If you started today with God in his word, let this message encourage you. If you didn’t, let it invite you. As simple as it sounds, there is no more important practice in spiritual growth and victory. No more important tool in winning the battle against temptation and fulfilling the perfect will of God for your life. Don’t expect the enemy to make it easy–you’ll be distracted, scheduled, and busy. But the harder it is to begin the day in God’s word, the more you need to.

In 1990, at the Moscow International Book Fair, religious publishers were allowed for the first time to give away Bibles. In earlier years they could exhibit them, but they could not distribute them. Taking advantage of this new opportunity, publishers passed out more than 10,000 copies of the New Testament in contemporary Russian. Soon the Bible exhibit became the most popular at the fair.
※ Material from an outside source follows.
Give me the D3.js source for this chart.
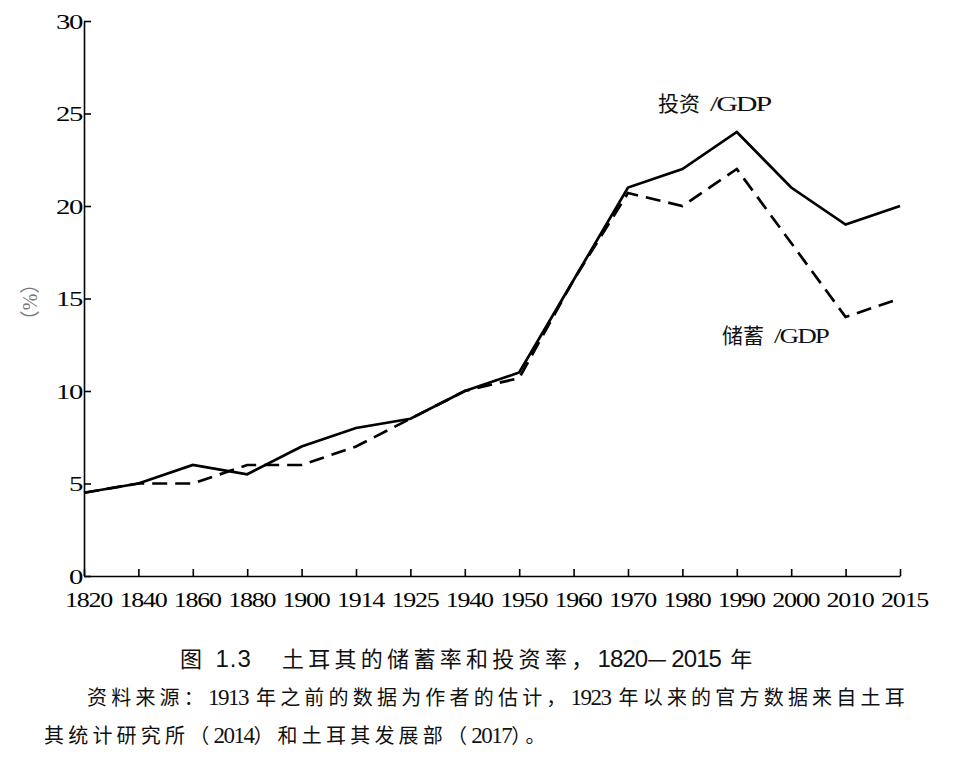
<!DOCTYPE html>
<html>
<head>
<meta charset="utf-8">
<script src="https://cdn.jsdelivr.net/npm/d3@7"></script>
<style>
  html, body { margin: 0; padding: 0; background: #fff; }
  svg { display: block; }
</style>
</head>
<body>
<svg id="chart" width="960" height="774"></svg>
<script>
const years = ["1820","1840","1860","1880","1900","1914","1925","1940","1950","1960","1970","1980","1990","2000","2010","2015"];
const investment = [4.5, 5, 6, 5.5, 7, 8, 8.5, 10, 11, 16, 21, 22, 24, 21, 19, 20];
const savings    = [4.5, 5, 5, 6, 6, 7, 8.5, 10, 10.7, 16, 20.7, 20, 22, 18, 14, 15];
const yTicks = [0, 5, 10, 15, 20, 25, 30];
const investLabel = ["投资", "/GDP"];
const savingsLabel = ["储蓄", "/GDP"];
const yUnit = "（%）";
const caption = "图 1.3　土耳其的储蓄率和投资率，1820—2015 年";
const source1 = "资料来源：1913 年之前的数据为作者的估计，1923 年以来的官方数据来自土耳";
const source2 = "其统计研究所（2014）和土耳其发展部（2017）。";

const svg = d3.select("#chart");
const serif = "'Liberation Serif', 'Times New Roman', serif";
const sans = "'Liberation Sans', Arial, sans-serif";
const cjkFont = "'Noto Sans CJK SC', sans-serif";

const x = d3.scalePoint().domain(years).range([84, 900]);
const y = d3.scaleLinear().domain([0, 30]).range([576, 21]);

// X axis
const gx = svg.append("g").attr("transform", "translate(0,576)")
  .call(d3.axisBottom(x).tickSize(-7).tickSizeOuter(0));
gx.select(".domain").attr("stroke", "#000").attr("stroke-width", 1.6);
gx.selectAll(".tick line").attr("stroke", "#000").attr("stroke-width", 1.6);
gx.selectAll(".tick text")
  .attr("y", 31).attr("dy", 0).attr("dx", 4)
  .attr("font-family", serif).attr("font-size", 21).attr("fill", "#000")
  .attr("letter-spacing", -1)
  .attr("textLength", 47).attr("lengthAdjust", "spacingAndGlyphs");

// Y axis
const gy = svg.append("g").attr("transform", "translate(84,0)")
  .call(d3.axisLeft(y).tickValues(yTicks).tickSize(-7).tickSizeOuter(0).tickFormat(d3.format("d")));
gy.select(".domain").attr("stroke", "#000").attr("stroke-width", 1.6);
gy.selectAll(".tick line").attr("stroke", "#000").attr("stroke-width", 1.6);
gy.selectAll(".tick text")
  .attr("x", -2).attr("dy", "0.34em")
  .attr("font-family", serif).attr("font-size", 21).attr("fill", "#000")
  .attr("letter-spacing", -1)
  .attr("textLength", d => String(d).length * 13).attr("lengthAdjust", "spacingAndGlyphs");

// Lines
const line = d3.line().x((d, i) => x(years[i])).y(d => y(d));
svg.append("path").datum(investment)
  .attr("d", line).attr("fill", "none").attr("stroke", "#000")
  .attr("stroke-width", 2.7).attr("stroke-linejoin", "miter");
svg.append("path").datum(savings)
  .attr("d", line).attr("fill", "none").attr("stroke", "#000")
  .attr("stroke-width", 2.7).attr("stroke-dasharray", "15,8");

// Series labels
function seriesLabel(parts, lx, ly, latinLen) {
  const t = svg.append("text").attr("x", lx).attr("y", ly).attr("fill", "#111");
  t.append("tspan").attr("font-family", cjkFont).attr("font-size", 21).text(parts[0]);
  t.append("tspan").attr("dx", 10).attr("font-family", serif).attr("font-size", 21)
    .attr("letter-spacing", -1.5)
    .attr("textLength", latinLen).attr("lengthAdjust", "spacingAndGlyphs").text(parts[1]);
}
seriesLabel(investLabel, 658, 111, 60);
seriesLabel(savingsLabel, 722, 343, 54);

// Y unit
svg.append("text")
  .attr("transform", "translate(37,302) rotate(-90)")
  .attr("text-anchor", "middle")
  .attr("font-family", "'Liberation Serif', 'Noto Sans CJK SC', serif").attr("font-size", 20).attr("fill", "#777")
  .text(yUnit);

// Mixed CJK / Latin text helper
const kindOf = ch => {
  if (ch === "\u3000") return "ws";
  if (ch === " ") return "sp";
  return /[\u2014\u3000-\u303f\u4e00-\u9fff\uff00-\uffef]/.test(ch) ? "cjk" : "latin";
};
function mixedText(str, tx, ty, st) {
  const t = svg.append("text").attr("x", tx).attr("y", ty).attr("fill", "#111")
    .attr("xml:space", "preserve");
  const runs = [];
  for (const ch of str) {
    const k = kindOf(ch);
    if (runs.length && runs[runs.length - 1].k === k) runs[runs.length - 1].s += ch;
    else runs.push({ k, s: ch });
  }
  runs.forEach(r => {
    const ts = t.append("tspan").text(r.s);
    if (r.k === "latin") {
      ts.attr("font-family", st.latinFont).attr("font-size", st.latinSize)
        .attr("letter-spacing", r.s.includes(".") ? st.dotRunSpacing : st.latinSpacing);
    } else if (r.k === "sp") {
      ts.attr("font-family", st.latinFont).attr("font-size", st.latinSize)
        .attr("letter-spacing", st.spSpacing);
    } else {
      ts.attr("font-family", cjkFont).attr("font-size", st.cjkSize)
        .attr("letter-spacing", r.k === "ws" ? st.wsSpacing : st.cjkSpacing);
    }
  });
  return t;
}

// Caption
mixedText(caption, 180, 667, {
  latinFont: sans, latinSize: 24, latinSpacing: -0.9, dotRunSpacing: 1, spSpacing: 2.5,
  cjkSize: 22, cjkSpacing: 4.3, wsSpacing: 8
});

// Source
const srcStyle = {
  latinFont: serif, latinSize: 23, latinSpacing: -1.5, dotRunSpacing: -1.5, spSpacing: 2.2,
  cjkSize: 20, cjkSpacing: 4.2, wsSpacing: 4.2
};
mixedText(source1, 87, 705, srcStyle);
mixedText(source2, 44, 743, srcStyle);
</script>
</body>
</html>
Russians stood in long lines to get their copy of a book which most had never owned and many had never seen.

Nearby was the exhibit of the American Atheist Press, headed by Madelyn Murray O’Hare. In a country steeped in atheism for most of a century, we would expect her display to be popular. But we would be wrong. My friend Johnnie Godwin was there, and took a now-famous picture of the scene. In the foreground hundreds of people are standing in line for their Bibles. In the background, Mrs. O’Hare sits in her booth alone.

Tomorrow morning, which line will you choose?